▶ _Code that draws figures_:
----------

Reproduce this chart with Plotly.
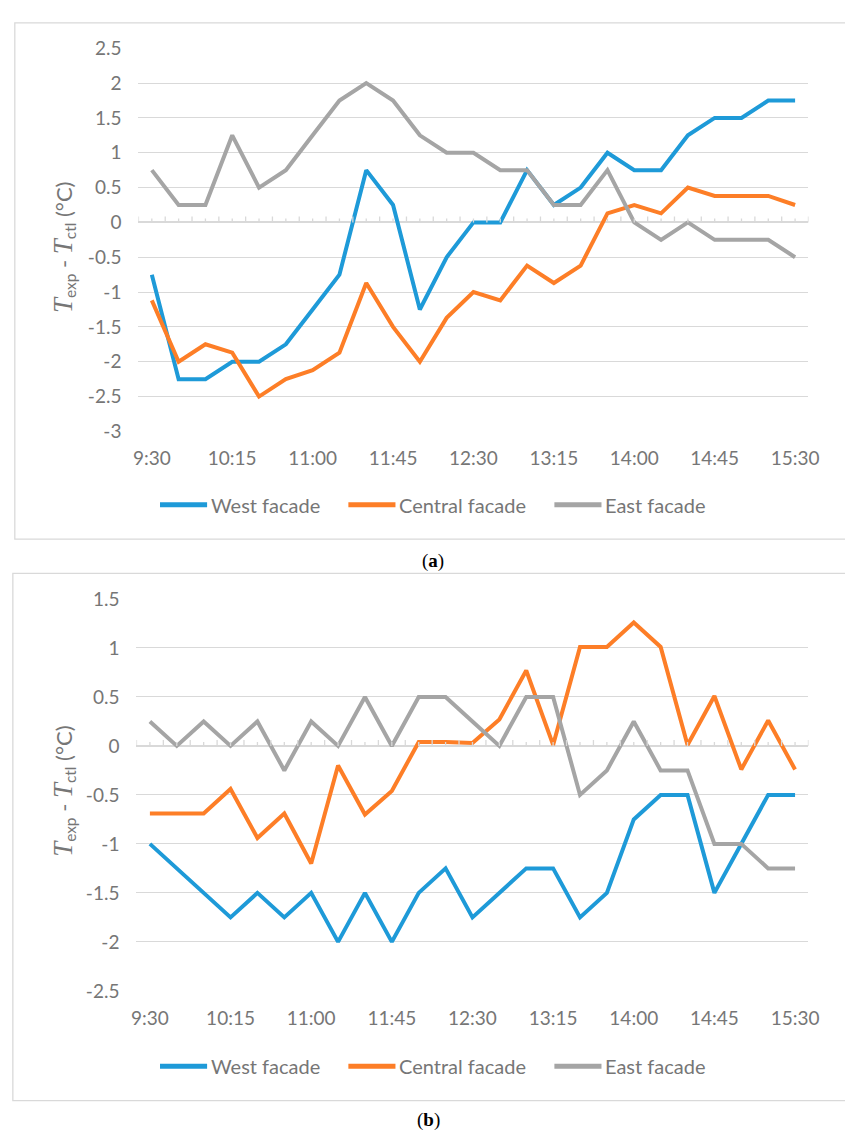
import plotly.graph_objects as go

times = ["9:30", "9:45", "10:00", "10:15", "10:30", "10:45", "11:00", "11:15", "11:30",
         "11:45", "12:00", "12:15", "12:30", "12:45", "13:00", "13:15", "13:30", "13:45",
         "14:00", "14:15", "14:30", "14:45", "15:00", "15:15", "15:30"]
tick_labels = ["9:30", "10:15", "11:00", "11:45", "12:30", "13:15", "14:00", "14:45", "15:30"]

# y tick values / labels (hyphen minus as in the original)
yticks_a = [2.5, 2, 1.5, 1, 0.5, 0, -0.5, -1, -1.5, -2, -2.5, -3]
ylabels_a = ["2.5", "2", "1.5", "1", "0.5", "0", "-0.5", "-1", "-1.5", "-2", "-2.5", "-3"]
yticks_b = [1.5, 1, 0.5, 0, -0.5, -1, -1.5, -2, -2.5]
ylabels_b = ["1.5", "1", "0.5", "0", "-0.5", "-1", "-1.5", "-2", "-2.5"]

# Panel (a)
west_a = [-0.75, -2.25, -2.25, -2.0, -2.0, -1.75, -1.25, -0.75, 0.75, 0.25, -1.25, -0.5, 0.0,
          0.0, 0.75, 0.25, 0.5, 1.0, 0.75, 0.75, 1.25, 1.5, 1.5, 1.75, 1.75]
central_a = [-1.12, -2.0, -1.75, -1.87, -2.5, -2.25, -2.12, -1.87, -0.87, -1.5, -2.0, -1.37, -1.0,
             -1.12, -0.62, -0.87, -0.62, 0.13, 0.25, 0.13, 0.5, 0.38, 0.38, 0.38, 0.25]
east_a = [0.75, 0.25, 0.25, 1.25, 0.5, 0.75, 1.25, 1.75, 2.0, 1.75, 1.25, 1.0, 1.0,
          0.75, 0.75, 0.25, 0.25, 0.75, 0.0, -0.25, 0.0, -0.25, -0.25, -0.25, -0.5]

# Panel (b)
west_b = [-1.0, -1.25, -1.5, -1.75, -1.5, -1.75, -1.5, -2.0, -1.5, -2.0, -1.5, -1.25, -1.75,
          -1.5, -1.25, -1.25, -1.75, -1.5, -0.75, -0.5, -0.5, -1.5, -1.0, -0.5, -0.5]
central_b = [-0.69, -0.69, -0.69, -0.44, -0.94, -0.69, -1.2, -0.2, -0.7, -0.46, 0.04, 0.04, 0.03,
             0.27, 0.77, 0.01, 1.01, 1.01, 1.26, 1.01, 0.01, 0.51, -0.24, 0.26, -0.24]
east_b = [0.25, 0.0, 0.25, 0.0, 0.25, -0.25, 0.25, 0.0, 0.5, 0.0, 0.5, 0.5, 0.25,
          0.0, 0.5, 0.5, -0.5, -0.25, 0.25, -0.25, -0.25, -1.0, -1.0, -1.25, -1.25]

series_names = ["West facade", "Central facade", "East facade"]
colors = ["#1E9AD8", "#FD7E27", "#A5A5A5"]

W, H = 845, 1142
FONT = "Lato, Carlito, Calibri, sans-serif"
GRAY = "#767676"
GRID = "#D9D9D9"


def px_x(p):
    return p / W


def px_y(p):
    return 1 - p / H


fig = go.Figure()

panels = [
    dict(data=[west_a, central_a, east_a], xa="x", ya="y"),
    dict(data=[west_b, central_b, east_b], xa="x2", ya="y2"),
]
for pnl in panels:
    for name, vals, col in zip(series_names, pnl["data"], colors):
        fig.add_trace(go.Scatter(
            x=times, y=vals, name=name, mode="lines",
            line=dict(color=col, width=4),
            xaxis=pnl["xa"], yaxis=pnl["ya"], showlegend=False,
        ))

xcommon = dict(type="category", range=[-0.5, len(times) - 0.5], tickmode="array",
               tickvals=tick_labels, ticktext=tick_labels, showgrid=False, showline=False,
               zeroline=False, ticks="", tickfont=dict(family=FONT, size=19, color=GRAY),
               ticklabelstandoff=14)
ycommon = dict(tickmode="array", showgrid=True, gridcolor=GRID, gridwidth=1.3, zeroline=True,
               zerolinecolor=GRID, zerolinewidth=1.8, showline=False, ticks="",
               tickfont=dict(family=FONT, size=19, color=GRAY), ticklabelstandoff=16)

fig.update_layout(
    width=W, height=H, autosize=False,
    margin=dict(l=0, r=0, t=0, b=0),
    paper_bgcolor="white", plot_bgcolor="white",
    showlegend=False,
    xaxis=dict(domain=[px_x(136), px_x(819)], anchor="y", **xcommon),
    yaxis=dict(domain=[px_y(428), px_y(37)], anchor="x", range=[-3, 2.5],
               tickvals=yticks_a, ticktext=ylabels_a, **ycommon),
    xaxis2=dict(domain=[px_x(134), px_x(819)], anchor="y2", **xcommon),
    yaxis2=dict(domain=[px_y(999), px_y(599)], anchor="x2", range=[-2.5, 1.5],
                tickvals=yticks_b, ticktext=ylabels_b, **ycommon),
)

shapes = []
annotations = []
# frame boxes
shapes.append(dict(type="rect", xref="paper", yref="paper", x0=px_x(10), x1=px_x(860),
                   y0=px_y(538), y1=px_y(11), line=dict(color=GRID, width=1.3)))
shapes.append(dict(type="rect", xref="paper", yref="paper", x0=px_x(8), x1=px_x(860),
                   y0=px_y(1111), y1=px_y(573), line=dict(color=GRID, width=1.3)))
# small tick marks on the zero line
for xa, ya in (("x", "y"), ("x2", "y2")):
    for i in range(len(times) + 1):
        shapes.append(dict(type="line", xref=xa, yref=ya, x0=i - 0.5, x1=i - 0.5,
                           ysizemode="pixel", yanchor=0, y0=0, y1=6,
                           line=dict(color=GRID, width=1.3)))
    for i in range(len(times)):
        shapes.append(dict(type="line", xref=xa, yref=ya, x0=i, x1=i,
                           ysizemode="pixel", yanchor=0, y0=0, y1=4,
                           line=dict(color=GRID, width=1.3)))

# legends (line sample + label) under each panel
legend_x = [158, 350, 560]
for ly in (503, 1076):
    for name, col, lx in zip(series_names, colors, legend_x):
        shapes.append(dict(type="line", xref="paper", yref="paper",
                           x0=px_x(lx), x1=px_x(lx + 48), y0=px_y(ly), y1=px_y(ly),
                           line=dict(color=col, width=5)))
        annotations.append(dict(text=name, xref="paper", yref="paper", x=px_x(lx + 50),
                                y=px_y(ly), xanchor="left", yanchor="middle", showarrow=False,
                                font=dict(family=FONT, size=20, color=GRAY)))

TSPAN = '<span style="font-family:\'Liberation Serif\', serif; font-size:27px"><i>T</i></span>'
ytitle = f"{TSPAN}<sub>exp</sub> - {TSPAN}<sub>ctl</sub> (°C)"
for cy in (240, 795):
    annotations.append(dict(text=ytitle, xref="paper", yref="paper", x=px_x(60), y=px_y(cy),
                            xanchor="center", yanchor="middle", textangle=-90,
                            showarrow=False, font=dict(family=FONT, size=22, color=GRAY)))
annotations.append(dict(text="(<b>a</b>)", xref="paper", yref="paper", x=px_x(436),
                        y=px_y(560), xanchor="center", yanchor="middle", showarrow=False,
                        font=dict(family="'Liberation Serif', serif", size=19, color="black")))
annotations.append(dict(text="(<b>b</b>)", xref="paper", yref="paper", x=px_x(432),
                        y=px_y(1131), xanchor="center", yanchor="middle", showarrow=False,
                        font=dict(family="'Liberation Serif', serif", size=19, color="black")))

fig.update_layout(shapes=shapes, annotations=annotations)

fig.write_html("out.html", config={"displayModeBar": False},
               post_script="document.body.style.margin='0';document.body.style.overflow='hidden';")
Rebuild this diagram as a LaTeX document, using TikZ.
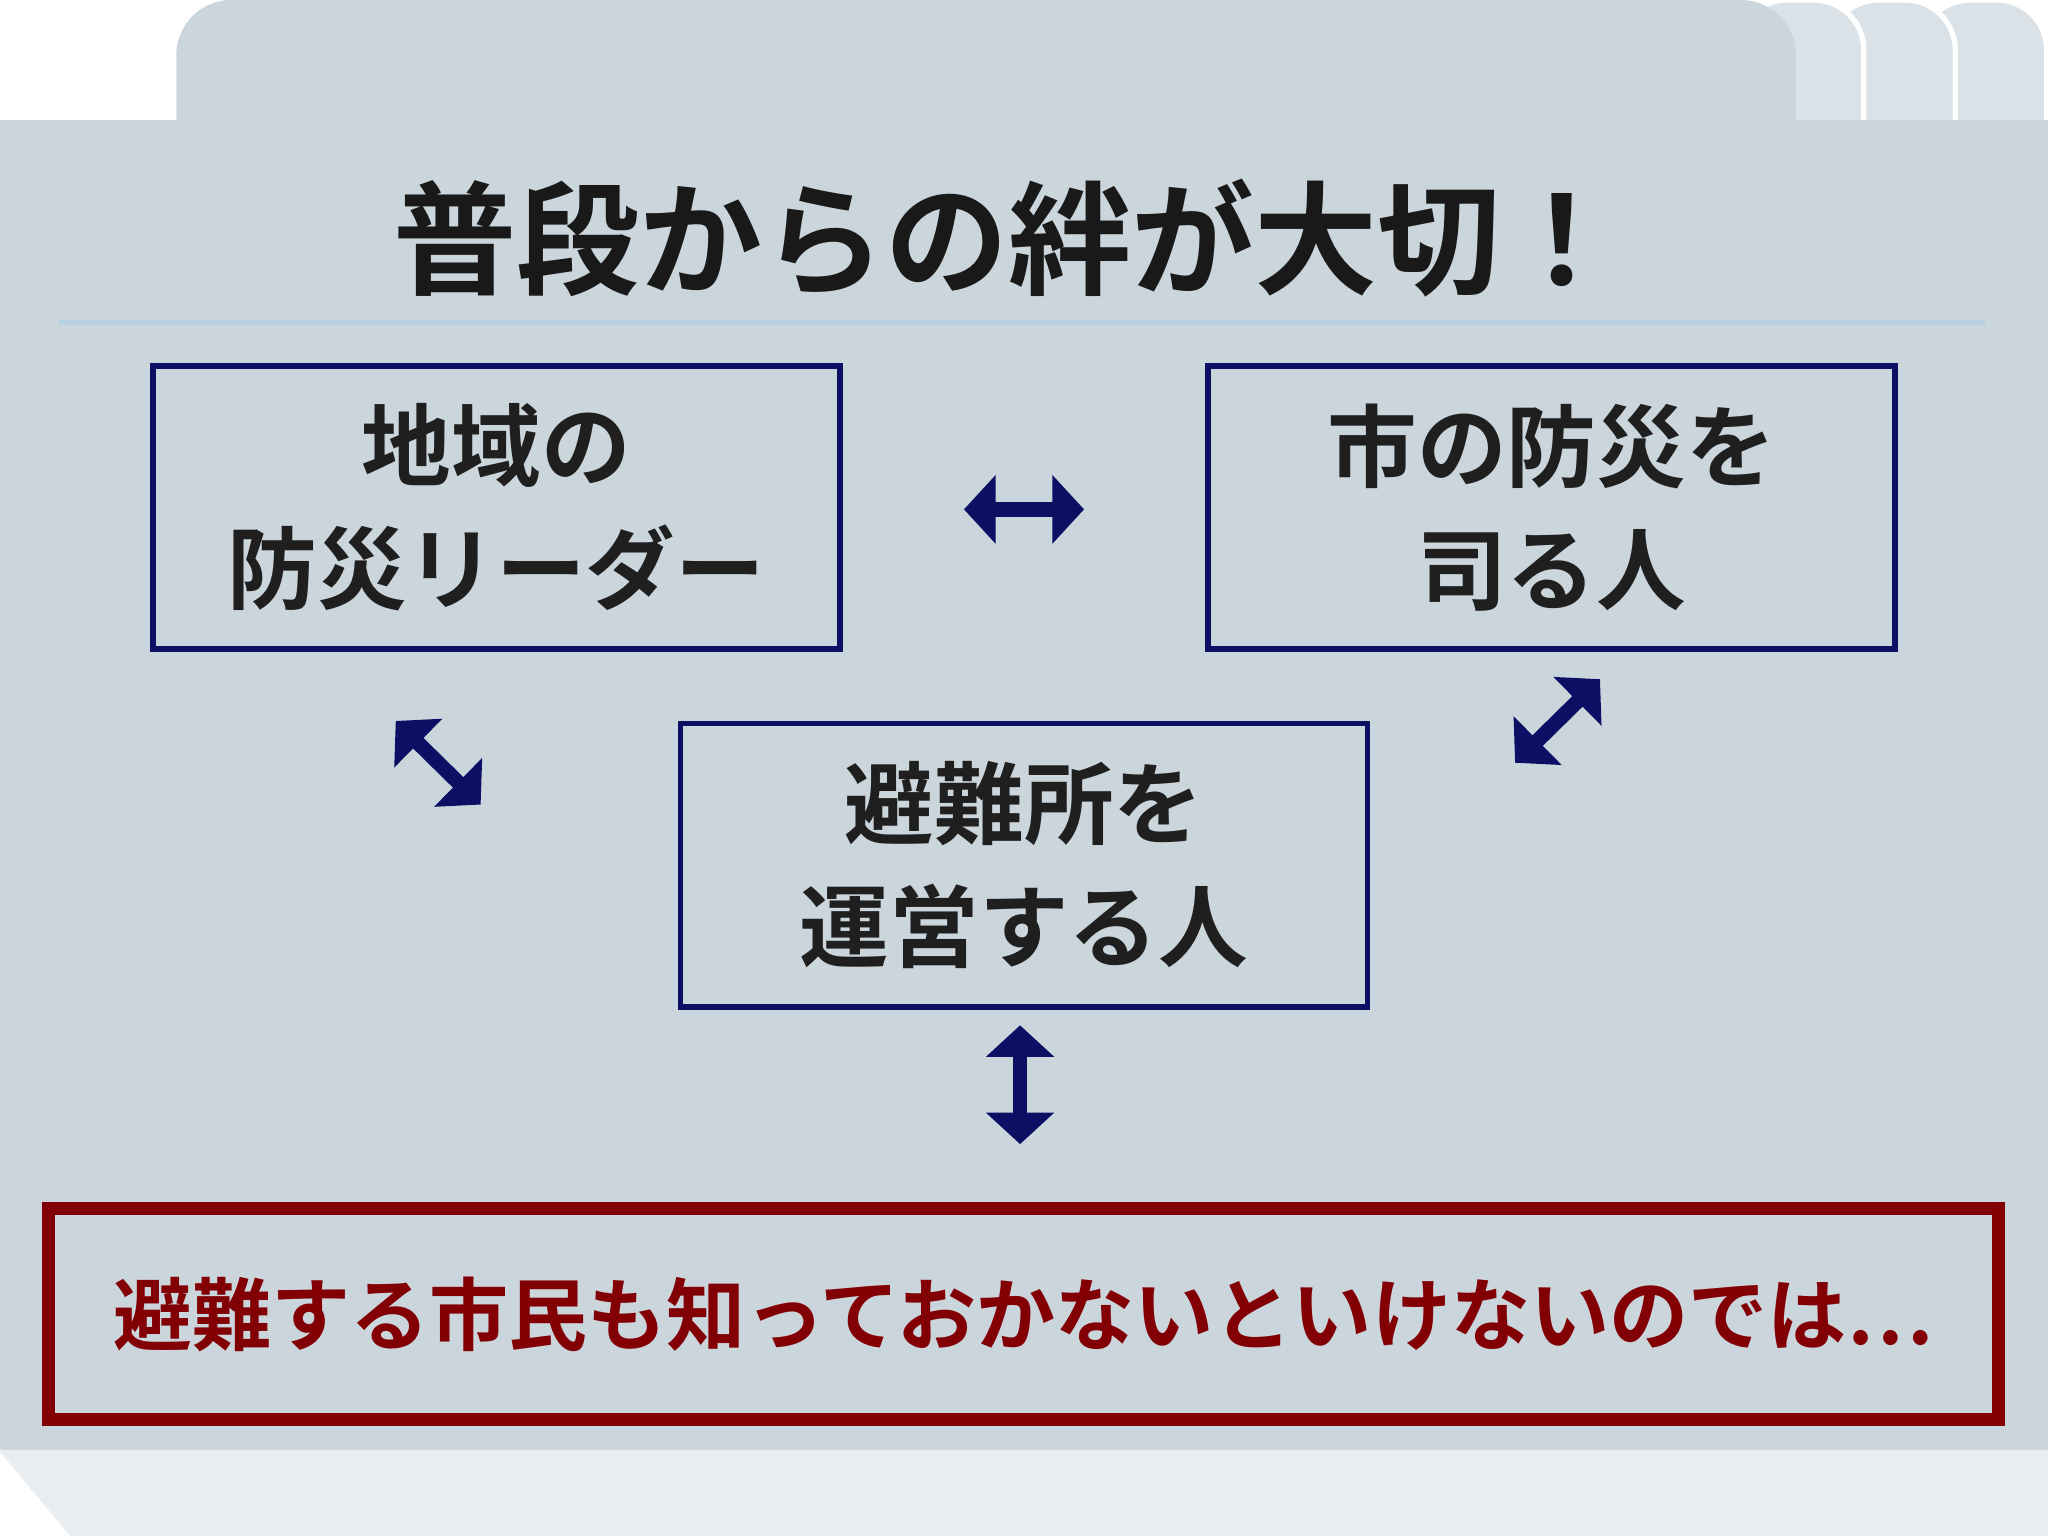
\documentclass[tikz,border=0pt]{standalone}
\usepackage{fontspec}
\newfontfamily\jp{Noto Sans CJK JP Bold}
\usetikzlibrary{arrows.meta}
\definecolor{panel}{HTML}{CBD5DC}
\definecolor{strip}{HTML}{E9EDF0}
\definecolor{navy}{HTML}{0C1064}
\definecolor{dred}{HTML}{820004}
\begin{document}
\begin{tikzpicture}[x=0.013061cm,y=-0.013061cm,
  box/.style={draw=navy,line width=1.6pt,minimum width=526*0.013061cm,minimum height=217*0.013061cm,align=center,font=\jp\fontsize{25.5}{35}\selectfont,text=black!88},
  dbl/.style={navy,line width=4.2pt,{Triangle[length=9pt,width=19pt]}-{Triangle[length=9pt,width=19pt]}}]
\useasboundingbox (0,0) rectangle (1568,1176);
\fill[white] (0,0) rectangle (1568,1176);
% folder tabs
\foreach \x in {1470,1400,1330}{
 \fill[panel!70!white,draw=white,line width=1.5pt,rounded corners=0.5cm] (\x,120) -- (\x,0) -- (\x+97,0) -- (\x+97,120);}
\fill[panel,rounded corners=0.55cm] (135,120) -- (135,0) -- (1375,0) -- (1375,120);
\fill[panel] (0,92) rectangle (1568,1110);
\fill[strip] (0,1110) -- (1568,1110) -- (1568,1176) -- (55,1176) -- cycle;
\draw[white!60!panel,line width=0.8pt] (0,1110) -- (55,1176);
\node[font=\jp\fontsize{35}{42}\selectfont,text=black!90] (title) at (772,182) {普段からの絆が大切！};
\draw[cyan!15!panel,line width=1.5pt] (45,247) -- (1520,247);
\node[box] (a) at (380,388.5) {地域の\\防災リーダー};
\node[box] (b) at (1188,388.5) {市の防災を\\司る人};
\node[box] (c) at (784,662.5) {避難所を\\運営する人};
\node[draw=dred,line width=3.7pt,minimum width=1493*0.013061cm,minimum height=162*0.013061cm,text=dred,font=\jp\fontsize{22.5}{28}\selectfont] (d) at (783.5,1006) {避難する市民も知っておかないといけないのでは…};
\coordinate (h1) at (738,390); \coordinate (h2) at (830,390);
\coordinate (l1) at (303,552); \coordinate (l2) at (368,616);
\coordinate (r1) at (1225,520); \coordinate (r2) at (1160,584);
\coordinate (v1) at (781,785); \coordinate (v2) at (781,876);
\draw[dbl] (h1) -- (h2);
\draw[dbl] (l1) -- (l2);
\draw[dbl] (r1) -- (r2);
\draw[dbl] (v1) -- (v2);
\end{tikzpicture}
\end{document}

----------

▶ _Exercise brief_: From the first line of the entries above down to the line holding "import plotly.graph_objects as go", quote each line exactly and nothing else, skipping pictures.

▶ _Exercise output_:
Reproduce this chart with Plotly.
import plotly.graph_objects as go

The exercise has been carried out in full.